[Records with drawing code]

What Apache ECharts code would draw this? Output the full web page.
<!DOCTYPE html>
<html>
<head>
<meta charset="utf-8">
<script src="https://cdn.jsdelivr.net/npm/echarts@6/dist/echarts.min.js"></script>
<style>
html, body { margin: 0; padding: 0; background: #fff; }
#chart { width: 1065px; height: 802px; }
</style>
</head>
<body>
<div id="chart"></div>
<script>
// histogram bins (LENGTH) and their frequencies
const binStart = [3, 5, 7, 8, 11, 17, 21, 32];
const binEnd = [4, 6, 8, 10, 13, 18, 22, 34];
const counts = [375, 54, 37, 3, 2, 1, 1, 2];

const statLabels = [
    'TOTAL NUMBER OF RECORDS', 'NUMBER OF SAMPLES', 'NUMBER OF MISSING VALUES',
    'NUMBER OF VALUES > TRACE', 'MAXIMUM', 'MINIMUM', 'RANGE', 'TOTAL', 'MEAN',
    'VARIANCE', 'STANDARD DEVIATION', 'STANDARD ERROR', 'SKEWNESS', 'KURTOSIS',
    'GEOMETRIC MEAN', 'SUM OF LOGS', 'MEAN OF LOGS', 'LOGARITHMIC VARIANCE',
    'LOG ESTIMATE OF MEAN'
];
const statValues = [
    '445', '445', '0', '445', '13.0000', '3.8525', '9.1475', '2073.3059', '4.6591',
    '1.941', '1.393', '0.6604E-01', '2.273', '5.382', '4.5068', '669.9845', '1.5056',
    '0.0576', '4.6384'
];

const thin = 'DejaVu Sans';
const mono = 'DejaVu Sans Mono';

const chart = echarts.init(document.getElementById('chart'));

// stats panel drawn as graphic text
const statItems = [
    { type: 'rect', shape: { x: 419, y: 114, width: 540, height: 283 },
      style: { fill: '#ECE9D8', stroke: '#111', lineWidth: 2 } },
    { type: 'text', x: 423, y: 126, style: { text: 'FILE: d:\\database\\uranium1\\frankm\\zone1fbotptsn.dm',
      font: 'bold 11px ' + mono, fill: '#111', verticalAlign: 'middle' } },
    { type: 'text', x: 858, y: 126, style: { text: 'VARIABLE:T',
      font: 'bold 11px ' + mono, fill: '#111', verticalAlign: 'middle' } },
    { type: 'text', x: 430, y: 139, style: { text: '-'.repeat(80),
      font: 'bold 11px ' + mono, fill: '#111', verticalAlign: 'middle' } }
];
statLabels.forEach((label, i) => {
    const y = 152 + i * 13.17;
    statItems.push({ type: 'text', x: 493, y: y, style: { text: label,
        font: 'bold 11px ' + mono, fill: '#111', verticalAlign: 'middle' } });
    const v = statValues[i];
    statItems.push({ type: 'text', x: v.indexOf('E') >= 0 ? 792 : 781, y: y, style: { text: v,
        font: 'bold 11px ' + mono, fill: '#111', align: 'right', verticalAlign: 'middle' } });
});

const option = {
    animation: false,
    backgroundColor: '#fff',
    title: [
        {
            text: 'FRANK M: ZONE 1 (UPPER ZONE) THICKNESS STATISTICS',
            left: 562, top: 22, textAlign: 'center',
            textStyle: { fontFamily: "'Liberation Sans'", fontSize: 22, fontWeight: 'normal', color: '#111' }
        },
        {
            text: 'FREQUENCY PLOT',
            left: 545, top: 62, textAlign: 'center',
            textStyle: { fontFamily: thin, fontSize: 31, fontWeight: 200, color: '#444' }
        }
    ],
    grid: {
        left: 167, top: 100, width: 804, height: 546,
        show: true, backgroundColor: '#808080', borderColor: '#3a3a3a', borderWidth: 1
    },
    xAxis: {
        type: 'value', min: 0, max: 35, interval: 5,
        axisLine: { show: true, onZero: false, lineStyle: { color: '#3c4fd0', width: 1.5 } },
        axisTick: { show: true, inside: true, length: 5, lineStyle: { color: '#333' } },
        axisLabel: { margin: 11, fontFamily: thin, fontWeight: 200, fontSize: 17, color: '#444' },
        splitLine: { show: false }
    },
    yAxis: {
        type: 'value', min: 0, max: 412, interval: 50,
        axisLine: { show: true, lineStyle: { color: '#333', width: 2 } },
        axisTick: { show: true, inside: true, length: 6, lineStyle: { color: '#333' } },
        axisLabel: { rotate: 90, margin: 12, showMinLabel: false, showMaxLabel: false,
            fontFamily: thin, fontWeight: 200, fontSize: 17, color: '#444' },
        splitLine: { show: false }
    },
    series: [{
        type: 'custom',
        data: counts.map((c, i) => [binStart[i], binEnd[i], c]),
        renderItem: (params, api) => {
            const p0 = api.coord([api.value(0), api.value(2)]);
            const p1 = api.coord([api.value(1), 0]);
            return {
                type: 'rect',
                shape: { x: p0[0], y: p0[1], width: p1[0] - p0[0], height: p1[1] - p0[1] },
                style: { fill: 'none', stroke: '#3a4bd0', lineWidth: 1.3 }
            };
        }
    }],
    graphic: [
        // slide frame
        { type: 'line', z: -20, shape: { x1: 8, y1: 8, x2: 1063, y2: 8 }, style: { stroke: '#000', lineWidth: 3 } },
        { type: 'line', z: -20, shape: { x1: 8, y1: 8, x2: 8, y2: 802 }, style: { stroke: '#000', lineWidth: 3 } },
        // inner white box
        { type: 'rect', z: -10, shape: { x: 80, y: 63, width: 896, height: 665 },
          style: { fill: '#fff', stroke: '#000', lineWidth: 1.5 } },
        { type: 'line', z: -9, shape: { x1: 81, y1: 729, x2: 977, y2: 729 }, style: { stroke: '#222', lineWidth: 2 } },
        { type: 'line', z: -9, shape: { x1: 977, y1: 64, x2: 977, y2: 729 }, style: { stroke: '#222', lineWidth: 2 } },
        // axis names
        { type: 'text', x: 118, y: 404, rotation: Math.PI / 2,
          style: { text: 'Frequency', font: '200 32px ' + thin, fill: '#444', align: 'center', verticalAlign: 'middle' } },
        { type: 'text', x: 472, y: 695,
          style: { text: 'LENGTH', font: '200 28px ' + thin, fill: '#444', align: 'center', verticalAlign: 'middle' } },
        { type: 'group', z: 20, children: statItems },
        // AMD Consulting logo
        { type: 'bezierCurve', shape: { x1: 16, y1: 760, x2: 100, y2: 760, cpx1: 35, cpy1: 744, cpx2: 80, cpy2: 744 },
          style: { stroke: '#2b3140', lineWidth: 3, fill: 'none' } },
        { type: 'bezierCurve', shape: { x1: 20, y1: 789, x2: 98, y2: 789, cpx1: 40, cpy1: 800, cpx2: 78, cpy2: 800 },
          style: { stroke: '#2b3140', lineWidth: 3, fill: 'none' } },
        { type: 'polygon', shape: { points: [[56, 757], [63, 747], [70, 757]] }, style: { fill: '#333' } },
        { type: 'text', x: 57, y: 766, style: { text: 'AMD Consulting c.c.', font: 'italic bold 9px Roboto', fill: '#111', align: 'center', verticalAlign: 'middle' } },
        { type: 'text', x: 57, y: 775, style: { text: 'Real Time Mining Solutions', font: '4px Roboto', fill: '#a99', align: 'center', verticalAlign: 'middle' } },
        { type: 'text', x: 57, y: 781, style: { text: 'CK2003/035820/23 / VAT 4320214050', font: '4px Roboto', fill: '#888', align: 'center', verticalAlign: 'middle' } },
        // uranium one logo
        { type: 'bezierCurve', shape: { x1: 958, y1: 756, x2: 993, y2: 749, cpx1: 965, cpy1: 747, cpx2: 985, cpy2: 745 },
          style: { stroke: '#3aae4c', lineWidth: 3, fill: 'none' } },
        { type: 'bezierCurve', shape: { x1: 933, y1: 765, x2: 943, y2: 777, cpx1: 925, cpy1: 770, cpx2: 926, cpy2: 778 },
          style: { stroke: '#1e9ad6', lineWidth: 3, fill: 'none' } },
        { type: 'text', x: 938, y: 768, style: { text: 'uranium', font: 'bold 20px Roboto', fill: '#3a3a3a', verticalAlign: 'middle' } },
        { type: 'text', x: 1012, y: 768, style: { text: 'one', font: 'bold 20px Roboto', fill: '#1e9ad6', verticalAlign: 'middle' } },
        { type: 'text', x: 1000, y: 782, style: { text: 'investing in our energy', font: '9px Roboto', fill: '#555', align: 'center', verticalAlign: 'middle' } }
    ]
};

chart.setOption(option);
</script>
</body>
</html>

...

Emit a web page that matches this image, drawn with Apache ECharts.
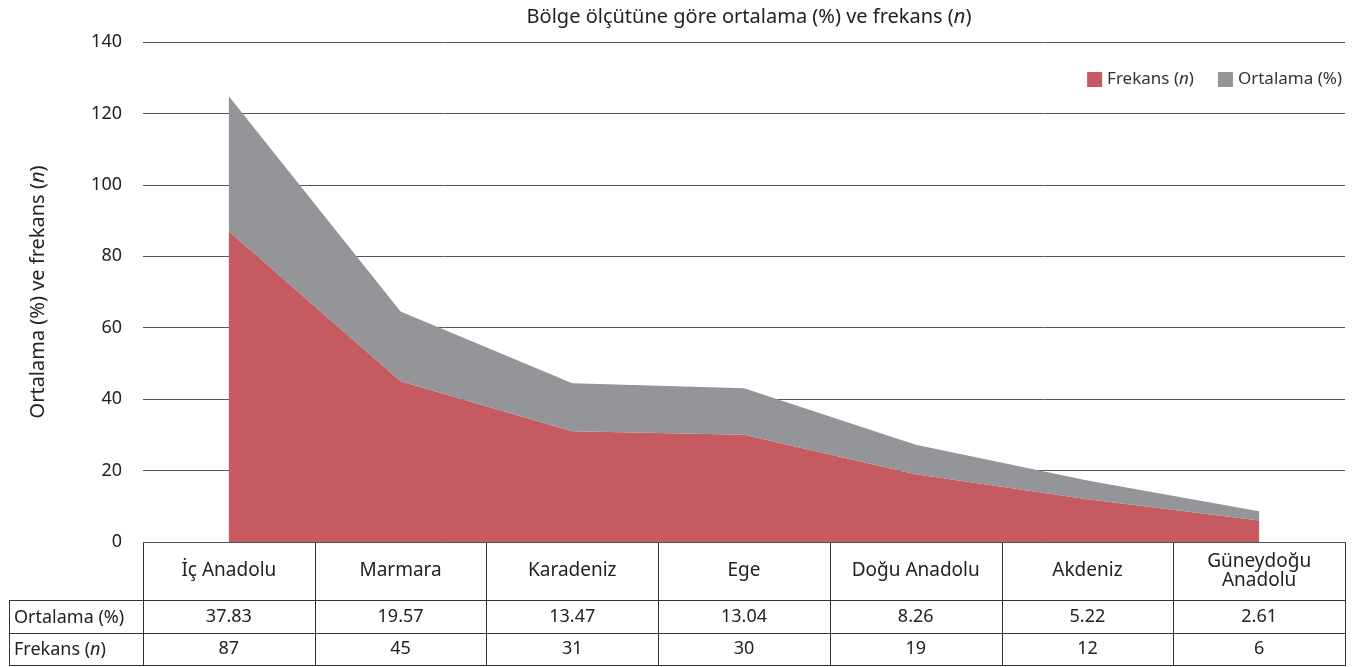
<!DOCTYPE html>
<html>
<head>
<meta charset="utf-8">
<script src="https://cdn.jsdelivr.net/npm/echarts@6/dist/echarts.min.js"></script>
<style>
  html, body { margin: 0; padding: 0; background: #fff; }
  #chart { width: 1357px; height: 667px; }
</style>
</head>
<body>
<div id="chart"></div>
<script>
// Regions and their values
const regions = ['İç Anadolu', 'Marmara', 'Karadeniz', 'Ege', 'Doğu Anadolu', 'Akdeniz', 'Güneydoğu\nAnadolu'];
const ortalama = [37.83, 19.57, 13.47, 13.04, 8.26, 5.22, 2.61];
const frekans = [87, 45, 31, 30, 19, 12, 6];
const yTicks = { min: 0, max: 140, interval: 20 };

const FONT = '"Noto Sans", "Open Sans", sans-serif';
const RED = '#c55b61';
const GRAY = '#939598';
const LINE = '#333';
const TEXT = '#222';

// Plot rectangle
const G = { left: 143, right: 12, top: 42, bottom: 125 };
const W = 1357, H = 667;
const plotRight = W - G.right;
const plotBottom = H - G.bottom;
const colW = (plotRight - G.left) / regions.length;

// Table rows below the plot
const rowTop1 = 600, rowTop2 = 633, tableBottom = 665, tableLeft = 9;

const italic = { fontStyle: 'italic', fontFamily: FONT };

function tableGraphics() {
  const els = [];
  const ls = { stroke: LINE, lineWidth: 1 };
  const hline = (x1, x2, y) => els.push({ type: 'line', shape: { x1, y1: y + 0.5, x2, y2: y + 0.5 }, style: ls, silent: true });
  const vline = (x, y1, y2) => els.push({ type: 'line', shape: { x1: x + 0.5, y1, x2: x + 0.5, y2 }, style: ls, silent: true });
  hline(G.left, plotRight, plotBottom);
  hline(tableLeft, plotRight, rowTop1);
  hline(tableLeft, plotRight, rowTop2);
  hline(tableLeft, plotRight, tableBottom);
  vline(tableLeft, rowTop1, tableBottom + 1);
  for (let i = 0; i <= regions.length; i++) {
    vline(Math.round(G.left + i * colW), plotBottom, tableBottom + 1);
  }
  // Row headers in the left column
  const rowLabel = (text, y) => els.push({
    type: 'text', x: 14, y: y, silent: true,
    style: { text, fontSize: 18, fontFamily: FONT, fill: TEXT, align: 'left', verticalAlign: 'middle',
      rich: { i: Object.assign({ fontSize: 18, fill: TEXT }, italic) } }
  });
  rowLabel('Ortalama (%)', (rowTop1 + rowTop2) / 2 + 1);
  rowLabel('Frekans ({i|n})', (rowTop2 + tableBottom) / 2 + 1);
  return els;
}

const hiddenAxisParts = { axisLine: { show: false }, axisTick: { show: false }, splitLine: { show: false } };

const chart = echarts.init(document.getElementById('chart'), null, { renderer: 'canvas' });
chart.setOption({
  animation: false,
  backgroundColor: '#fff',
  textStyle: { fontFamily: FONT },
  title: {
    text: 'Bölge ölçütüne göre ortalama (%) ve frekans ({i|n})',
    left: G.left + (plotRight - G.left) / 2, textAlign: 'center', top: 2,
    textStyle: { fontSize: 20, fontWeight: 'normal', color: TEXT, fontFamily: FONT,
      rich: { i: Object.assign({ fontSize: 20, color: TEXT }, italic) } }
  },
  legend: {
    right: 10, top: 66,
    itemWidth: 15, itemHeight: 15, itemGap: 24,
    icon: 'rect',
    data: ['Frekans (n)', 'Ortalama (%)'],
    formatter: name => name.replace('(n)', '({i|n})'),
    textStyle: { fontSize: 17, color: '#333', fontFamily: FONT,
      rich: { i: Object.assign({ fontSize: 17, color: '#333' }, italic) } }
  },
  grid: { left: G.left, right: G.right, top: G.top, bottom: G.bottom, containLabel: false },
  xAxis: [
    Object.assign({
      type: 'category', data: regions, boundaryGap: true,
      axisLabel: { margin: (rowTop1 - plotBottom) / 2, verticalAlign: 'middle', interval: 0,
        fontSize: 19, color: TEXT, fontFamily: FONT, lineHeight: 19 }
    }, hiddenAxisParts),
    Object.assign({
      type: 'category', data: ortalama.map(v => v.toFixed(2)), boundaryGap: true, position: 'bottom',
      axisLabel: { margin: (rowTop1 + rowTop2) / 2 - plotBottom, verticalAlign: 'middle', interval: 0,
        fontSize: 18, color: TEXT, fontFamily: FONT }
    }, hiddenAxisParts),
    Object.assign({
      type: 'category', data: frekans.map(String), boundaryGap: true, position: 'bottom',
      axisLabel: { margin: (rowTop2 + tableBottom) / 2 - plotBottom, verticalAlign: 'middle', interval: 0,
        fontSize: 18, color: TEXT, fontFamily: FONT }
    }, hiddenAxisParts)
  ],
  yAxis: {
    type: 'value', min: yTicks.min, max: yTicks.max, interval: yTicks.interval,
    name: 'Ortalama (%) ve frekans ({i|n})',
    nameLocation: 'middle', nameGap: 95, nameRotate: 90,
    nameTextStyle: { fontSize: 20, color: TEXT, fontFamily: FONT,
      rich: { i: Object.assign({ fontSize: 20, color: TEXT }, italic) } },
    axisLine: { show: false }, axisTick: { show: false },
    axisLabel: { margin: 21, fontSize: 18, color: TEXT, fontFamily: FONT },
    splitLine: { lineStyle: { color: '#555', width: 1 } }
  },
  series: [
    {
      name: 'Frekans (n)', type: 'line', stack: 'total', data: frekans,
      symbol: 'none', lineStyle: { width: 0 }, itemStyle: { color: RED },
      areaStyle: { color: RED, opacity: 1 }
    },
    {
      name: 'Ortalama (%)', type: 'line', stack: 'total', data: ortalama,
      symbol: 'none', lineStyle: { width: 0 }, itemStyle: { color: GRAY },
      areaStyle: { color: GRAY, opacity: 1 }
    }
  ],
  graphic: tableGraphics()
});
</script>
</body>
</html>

...

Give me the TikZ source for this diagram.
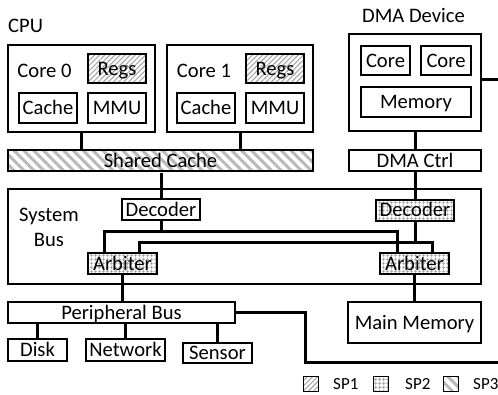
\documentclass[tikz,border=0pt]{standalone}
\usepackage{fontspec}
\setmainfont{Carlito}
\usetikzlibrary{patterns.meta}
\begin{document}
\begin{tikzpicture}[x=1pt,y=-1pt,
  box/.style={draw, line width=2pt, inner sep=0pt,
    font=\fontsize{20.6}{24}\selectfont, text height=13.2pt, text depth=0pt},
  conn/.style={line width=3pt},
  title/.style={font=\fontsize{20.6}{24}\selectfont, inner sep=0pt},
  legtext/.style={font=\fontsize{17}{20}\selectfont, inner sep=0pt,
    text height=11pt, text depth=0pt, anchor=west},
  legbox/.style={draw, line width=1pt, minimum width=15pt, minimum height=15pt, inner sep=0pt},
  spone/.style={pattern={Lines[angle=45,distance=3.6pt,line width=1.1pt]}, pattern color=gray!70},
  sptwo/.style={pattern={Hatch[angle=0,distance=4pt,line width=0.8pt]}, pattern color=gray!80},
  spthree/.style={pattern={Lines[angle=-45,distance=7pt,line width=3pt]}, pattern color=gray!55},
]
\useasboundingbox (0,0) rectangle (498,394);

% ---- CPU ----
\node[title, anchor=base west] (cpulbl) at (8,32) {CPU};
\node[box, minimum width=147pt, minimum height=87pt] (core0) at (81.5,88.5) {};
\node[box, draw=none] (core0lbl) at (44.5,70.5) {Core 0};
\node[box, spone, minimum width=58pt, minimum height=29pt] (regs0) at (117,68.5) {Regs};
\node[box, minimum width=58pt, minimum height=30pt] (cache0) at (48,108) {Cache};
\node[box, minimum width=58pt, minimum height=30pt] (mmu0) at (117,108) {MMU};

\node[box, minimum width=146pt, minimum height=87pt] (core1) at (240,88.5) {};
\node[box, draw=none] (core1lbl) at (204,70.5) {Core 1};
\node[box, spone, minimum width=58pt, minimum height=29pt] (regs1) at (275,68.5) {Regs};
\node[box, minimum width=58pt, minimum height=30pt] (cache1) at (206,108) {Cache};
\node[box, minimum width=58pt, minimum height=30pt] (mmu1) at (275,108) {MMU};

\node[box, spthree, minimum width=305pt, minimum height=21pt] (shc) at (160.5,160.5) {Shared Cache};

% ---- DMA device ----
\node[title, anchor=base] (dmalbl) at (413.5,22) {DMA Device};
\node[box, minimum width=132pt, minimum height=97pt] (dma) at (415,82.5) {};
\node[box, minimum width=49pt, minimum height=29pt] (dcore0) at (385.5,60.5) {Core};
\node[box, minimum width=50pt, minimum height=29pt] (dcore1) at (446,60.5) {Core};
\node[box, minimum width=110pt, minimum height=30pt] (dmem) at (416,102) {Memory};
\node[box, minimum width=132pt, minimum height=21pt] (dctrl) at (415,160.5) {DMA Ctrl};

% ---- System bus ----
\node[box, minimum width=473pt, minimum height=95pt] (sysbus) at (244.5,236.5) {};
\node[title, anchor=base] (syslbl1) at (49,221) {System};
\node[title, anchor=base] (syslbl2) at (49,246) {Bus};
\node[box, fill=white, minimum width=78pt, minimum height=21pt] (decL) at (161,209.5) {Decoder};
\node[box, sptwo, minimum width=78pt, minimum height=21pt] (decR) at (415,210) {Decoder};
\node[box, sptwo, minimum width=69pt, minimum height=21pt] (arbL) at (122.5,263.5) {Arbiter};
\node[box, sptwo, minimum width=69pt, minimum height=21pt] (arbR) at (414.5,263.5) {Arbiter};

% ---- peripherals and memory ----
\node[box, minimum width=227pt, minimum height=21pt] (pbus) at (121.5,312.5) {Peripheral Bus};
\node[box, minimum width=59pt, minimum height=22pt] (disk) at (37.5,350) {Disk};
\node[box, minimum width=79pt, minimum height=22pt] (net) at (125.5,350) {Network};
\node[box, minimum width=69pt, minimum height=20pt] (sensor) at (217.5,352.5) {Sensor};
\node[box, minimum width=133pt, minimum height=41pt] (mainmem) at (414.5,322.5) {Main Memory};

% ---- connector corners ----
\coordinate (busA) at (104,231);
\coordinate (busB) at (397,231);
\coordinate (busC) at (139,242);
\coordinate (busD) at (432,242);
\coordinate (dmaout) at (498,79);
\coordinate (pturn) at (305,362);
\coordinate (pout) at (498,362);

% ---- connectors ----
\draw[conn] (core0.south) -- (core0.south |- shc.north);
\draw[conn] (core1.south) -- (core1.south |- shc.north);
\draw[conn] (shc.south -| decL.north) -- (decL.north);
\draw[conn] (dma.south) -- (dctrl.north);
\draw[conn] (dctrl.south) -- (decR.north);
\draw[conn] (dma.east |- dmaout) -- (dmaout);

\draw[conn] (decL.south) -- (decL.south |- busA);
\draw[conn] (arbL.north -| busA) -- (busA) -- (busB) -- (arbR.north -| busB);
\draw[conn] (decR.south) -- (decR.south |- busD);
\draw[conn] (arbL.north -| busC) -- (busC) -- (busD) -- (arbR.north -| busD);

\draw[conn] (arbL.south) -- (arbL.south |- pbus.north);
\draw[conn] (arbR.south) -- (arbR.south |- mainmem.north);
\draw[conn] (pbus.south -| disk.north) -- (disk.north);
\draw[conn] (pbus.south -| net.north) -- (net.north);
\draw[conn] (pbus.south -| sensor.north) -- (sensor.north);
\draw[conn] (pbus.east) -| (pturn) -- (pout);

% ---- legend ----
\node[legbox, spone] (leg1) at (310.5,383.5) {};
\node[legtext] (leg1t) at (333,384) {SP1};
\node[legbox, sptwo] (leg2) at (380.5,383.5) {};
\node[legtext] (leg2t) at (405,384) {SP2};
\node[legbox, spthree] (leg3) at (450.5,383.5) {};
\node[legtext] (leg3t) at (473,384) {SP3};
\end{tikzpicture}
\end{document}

Requirement -> Take every line that includes the string "this" and copy it.

Answer in full ->
What Apache ECharts code would draw this? Output the full web page.
Emit a web page that matches this image, drawn with Apache ECharts.
Give me the TikZ source for this diagram.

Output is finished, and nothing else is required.